23 de fev. de 2017

Várzea - uma declaração de amor em concreto



Janilson Sales de Carvalho


            O escritor russo Leon Tolstói  é autor de uma das mais belas frases do pensamento humano: "Se queres ser universal, começa por pintar a tua aldeia". A ação de pintar pode ser estendida a escrever, falar, cantar e outras que revelem a intimidade com que  a terra de origem reverbera na alma e no coração dos seus nativos residentes ou distantes. Essa intimidade pode surgir numa obra de arte  ou simplesmente na apropriação emocional dessa obra pelos amantes daquela terra. Foi assim com a poesia  "Canção do exílio" de Gonçalves Dias. Generosamente, ele não cita o nome do lugar e deixa livremente o poema penetrar em cada alma ao declamar o verso "Minha terra". Com essa sutileza, os versos passam  a representar  todas as terras para todas as pessoas.
            A modernidade nos propicia outras maneiras de demonstrar o nosso amor pela terra-mãe. Queremos falar e mostrar para o mundo que amamos aquele lugar . Para nossa sorte,  muitos administradores públicos decidiram "concretizar" os nomes das cidades em objetos de arte, estrategicamente colocados em locais públicos. Assim, em fotos, nativos revelam para o mundo sua paixão pela terra e viajantes e turistas compartilham os lugares que visitaram.
            O fato é que a nossa terra-mãe está em nós, fincada nas nossas lembranças. Essas lembranças, boas ou ruins, são fundamentais para nossa construção pessoal. Fico triste quando alguém relata apenas passagens tristes de sua existência em algum lugar.
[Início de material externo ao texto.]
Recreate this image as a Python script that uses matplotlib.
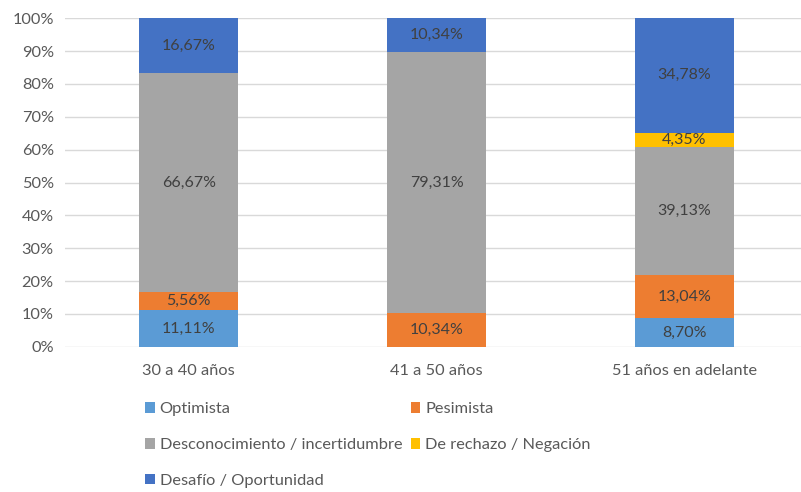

A vida não é feita só de coisas alegres ou só de coisas tristes.  Ela é uma mistura espantosa de milhões de momentos que deixaram em nossa existência um rastro de experiências espetaculares. Cada rua é um roteiro de lembranças. Cada casa é um  museu de histórias. Cada pessoa é um personagem vibrante na vida de alguém.
            Andei por alguns lugares, mas minhas paixões ficaram vinculadas a Natal e Várzea. A minha vida cruzou amavelmente a ponte imaginária que liga essas cidades nos oitenta quilômetros que as separam. Como Tolstói, cada frase ou verso que escrevo sai mesclado de memórias e vivências nessas duas aldeias.
            Para minha alegria, Cleide de  Carvalho, ex-prefeita de Várzea, nos presenteou com a obra de arte que "concretiza" o nosso amor pela cidade. Eu e minha irmã Tânia ficamos encantados com a ideia.  Ali, misturado com as letras, deixei a minha alegria ser fotografada. Espalharei esta imagem em cada rede social e cada celular de amigo. A foto vai apenas gritar o nome da cidade que ocupa boa parte do meu coração. Não aparecerá nela a doce lembrança, nem a saudade profunda de Raimundo Rosa e Maria Onélia, meus avós maternos, estrelas que me guiaram, anjos que me protegeram e me ensinaram a amar Várzea.